Space weather effects extend far beyond space-based systems and electrical infrastructure. Disruptions ripple through transportation, energy transport, and financial networks with little warning. These secondary impacts often create economic losses that exceed the initial technical damage.

• Space weather effects disrupt aviation by causing high-frequency radio blackouts that force long-distance rerouting
• Aircraft experience increased fuel consumption and longer exposure times during storm-related diversions
• Radiation levels at cruising altitude rise, accelerating crew exposure limits
• Geomagnetic currents interfere with pipeline cathodic protection systems, accelerating corrosion
• Long-term infrastructure weakening increases the risk of leaks and failures
• Financial systems suffer when satellite disruption compromises GPS-based time synchronization
• High-speed trading and data integrity are affected by even small timing inaccuracies
• These impacts show that space weather is a cross-sector risk affecting logistics, energy, finance, and public safety simultaneously

Preparing Infrastructure for Space Weather Effects

Mitigation focuses on prediction, redundancy, and rapid response. Space weather monitoring satellites provide 30–60 minutes of warning before storm impacts, allowing operators to place systems in protective modes. Power utilities shed load, while satellites adjust orientation to reduce exposure.

New GPS constellations use multi-frequency signals that correct ionospheric errors in real time. Power grids deploy blocking devices that prevent harmful currents from entering transformers. These upgrades reduce failure rates without requiring full system overhauls.

Long-term resilience depends on coordination. Shared alerts, standardized response protocols, and regular simulations help operators treat geomagnetic storms as manageable hazards rather than rare anomalies.

Staying Ahead of the Next Solar Storm

Space weather effects will intensify as solar cycles peak, placing satellites, navigation systems, and power grids under sustained pressure. The risk is not hypothetical—recent storms have already exposed weaknesses across industries. Preparing for these events means accepting that solar activity is a constant variable, not an occasional surprise.

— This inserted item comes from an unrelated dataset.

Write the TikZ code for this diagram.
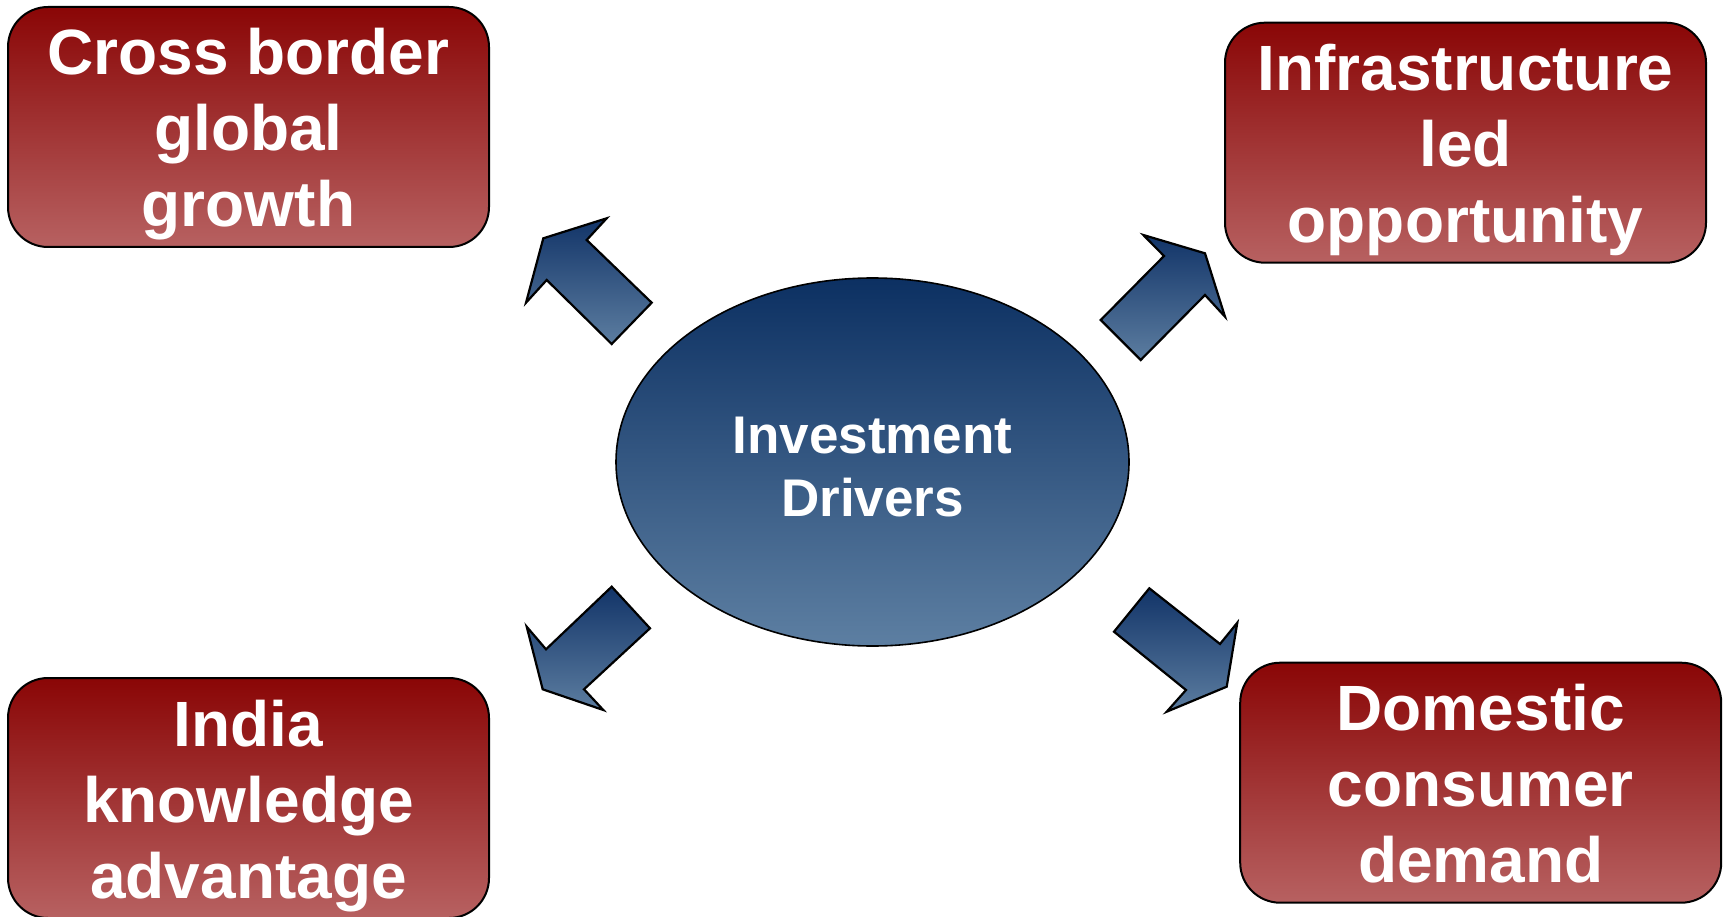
\documentclass[tikz,border=0pt]{standalone}
\usepackage{fontspec}
\setmainfont{Liberation Sans}
\usetikzlibrary{shapes.geometric}

\definecolor{redtop}{RGB}{138,6,6}
\definecolor{redbot}{RGB}{183,97,97}
\definecolor{navytop}{RGB}{12,48,98}
\definecolor{navybot}{RGB}{93,127,162}
\definecolor{arrtop}{RGB}{18,52,104}
\definecolor{arrbot}{RGB}{92,125,160}

% struts fixing line height/depth so the text blocks sit consistently
\newcommand\boxstrut{\rule[-14pt]{0pt}{76pt}}
\newcommand\ovalstrut{\rule[-9pt]{0pt}{63pt}}

\tikzset{
  driverbox/.style={rectangle, rounded corners=40pt, draw=black, line width=2pt,
    top color=redtop, bottom color=redbot, minimum width=481pt, minimum height=240pt,
    inner sep=0pt, align=center, text=white,
    font=\bfseries\fontsize{64}{76}\selectfont},
  hub/.style={ellipse, draw=black, line width=1.6pt,
    top color=navytop, bottom color=navybot, minimum width=513pt, minimum height=368pt,
    inner sep=0pt, align=center, text=white,
    font=\bfseries\fontsize{53}{63}\selectfont},
  blockarrow/.style={draw=black, line width=2.2pt, line join=miter,
    top color=arrtop, bottom color=arrbot}
}

\begin{document}
\begin{tikzpicture}[x=1pt, y=-1pt]
\useasboundingbox (0,0) rectangle (1729,917);

% central hub
\node[hub] (hub) at (872.5,462) {\ovalstrut Investment\\\ovalstrut Drivers};

% four driver boxes
\node[driverbox] (cross) at (248.5,127) {\boxstrut Cross border\\\boxstrut global\\\boxstrut growth};
\node[driverbox] (infra) at (1465.5,142.7) {\boxstrut Infrastructure\\\boxstrut led\\\boxstrut opportunity};
\node[driverbox] (india) at (248.5,798) {\boxstrut India\\\boxstrut knowledge\\\boxstrut advantage};
\node[driverbox] (domestic) at (1480.7,782.7) {\boxstrut Domestic\\\boxstrut consumer\\\boxstrut demand};

% block arrows pointing from the hub towards each box
\path[blockarrow] (606.7,218.3) -- (586.7,240) -- (651.7,302.7) -- (611.7,344)
  -- (546.7,280) -- (526,302.7) -- (543.3,238.3) -- cycle;
\path[blockarrow] (1143.3,235) -- (1205,253.3) -- (1225,316.7) -- (1205,295)
  -- (1140.7,360) -- (1100.7,320) -- (1164,256) -- cycle;
\path[blockarrow] (611.7,586.7) -- (650,628.3) -- (584,689.3) -- (603.3,710)
  -- (542.7,689.3) -- (526.7,626.7) -- (546,649.3) -- cycle;
\path[blockarrow] (1149.3,588.3) -- (1220,644) -- (1237.3,622.7) -- (1226.7,686.7)
  -- (1166.7,711.7) -- (1186,690) -- (1114,631.7) -- cycle;
\end{tikzpicture}
\end{document}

Investments in forecasting, infrastructure hardening, and cross-sector coordination pay off by reducing downtime and recovery costs. As reliance on space-based systems deepens, resilience against geomagnetic storms becomes essential to maintaining everyday stability on Earth.

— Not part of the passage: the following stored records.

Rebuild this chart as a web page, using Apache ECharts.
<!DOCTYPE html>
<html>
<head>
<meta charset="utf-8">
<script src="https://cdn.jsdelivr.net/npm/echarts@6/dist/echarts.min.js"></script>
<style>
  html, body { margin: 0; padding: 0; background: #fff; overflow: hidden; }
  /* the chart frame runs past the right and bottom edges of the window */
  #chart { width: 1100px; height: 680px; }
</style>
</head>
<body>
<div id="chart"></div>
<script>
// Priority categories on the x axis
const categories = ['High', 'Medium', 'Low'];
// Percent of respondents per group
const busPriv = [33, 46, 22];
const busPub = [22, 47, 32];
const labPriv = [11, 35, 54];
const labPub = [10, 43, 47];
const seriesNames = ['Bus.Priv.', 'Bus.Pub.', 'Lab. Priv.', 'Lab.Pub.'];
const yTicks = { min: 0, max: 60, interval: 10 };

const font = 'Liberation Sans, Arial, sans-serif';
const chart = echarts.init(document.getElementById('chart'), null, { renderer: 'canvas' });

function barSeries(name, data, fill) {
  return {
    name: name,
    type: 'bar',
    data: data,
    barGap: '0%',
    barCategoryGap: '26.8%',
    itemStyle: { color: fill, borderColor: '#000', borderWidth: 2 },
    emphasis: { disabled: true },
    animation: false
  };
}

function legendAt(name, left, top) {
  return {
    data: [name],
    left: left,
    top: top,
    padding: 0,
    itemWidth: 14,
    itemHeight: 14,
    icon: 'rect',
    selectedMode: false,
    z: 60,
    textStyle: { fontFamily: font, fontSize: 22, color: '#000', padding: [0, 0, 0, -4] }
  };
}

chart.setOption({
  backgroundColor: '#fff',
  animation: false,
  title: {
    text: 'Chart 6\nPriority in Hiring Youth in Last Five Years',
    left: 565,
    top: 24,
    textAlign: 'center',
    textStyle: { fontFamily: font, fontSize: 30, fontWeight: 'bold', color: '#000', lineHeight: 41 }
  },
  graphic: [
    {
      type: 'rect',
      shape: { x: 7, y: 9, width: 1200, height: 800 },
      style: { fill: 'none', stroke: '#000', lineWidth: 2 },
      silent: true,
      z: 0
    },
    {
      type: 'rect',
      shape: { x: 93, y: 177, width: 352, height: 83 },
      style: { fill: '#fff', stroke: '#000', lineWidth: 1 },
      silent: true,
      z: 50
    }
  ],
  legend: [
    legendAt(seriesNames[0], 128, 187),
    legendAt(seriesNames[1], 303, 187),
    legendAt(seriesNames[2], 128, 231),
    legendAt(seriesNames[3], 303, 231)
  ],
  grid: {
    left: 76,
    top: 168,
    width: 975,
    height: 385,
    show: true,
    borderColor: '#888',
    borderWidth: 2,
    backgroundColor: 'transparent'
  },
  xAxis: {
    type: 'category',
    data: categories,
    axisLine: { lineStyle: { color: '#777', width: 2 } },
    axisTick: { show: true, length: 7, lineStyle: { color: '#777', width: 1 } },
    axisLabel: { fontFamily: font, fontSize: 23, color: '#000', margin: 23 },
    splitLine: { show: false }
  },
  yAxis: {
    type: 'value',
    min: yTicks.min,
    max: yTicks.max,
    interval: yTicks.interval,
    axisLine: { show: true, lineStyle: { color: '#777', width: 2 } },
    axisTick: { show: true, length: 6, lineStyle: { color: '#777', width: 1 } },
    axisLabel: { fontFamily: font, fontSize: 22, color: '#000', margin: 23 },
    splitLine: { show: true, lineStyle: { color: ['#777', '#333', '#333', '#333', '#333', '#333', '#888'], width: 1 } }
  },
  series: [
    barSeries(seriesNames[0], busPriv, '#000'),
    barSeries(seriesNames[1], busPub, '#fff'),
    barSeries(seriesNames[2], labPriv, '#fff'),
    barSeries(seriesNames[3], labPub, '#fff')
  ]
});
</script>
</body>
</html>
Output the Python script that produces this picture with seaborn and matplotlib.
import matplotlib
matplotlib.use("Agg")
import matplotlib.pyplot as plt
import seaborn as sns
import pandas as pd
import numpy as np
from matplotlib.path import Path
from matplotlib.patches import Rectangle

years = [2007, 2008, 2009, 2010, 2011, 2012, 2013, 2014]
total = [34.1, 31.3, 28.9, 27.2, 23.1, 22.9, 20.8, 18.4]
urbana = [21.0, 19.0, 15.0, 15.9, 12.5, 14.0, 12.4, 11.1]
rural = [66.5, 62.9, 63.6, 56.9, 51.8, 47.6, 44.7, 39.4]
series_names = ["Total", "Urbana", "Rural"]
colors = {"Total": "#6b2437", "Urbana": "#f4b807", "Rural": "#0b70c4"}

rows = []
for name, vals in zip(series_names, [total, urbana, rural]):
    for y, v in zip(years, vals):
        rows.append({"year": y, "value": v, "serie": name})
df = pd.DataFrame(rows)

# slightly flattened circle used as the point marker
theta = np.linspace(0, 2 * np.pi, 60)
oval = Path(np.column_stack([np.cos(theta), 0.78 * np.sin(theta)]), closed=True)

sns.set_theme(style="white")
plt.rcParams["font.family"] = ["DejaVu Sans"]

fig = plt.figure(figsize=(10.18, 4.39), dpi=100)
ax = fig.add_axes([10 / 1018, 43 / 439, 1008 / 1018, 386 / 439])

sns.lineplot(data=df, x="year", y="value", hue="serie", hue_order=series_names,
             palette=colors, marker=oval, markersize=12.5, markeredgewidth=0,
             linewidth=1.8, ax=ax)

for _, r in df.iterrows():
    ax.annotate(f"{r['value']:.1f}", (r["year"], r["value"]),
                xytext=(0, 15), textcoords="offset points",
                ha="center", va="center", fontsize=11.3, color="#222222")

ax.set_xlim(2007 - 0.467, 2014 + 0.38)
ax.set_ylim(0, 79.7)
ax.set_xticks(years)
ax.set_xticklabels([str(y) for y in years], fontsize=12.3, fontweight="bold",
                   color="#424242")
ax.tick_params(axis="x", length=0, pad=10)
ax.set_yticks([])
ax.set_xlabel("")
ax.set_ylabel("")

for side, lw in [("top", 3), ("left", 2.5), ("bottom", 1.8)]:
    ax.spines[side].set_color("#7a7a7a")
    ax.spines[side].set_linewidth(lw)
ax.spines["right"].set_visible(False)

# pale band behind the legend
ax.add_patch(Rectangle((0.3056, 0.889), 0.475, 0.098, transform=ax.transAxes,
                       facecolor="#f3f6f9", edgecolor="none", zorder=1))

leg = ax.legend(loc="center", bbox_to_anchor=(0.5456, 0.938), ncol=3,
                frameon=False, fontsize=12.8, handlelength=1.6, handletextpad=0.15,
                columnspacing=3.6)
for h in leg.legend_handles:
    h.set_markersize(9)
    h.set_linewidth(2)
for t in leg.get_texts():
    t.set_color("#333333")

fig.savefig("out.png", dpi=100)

Frequently Asked Questions

1. How do space weather effects damage satellites?

Energetic particles penetrate satellite electronics, causing bit flips, component degradation, and system resets. Atmospheric expansion increases drag on low-orbit satellites, altering trajectories. Surface charging leads to electrical discharges that damage solar panels. Together, these effects shorten satellite lifespans and increase failure rates.

2. Why does GPS fail during geomagnetic storms?

Storms disrupt the ionosphere, altering signal paths between satellites and receivers. Timing delays and signal fading introduce large positioning errors. Ground control disruptions worsen accuracy by delaying updates. Single-frequency receivers are affected most severely.

3. Can geomagnetic storms cause long-term power outages?

Yes, if transformers suffer permanent damage from induced currents. Replacement can take months due to custom manufacturing. Cascading failures spread outages across regions. Preventive load shedding reduces risk but cannot eliminate it entirely.

4. Are space weather effects becoming more dangerous?

Solar activity follows predictable cycles, but infrastructure dependence has increased dramatically. More satellites, automation, and grid interconnections raise exposure. The hazard itself hasn't changed, but the consequences have grown. This makes preparation more critical than ever.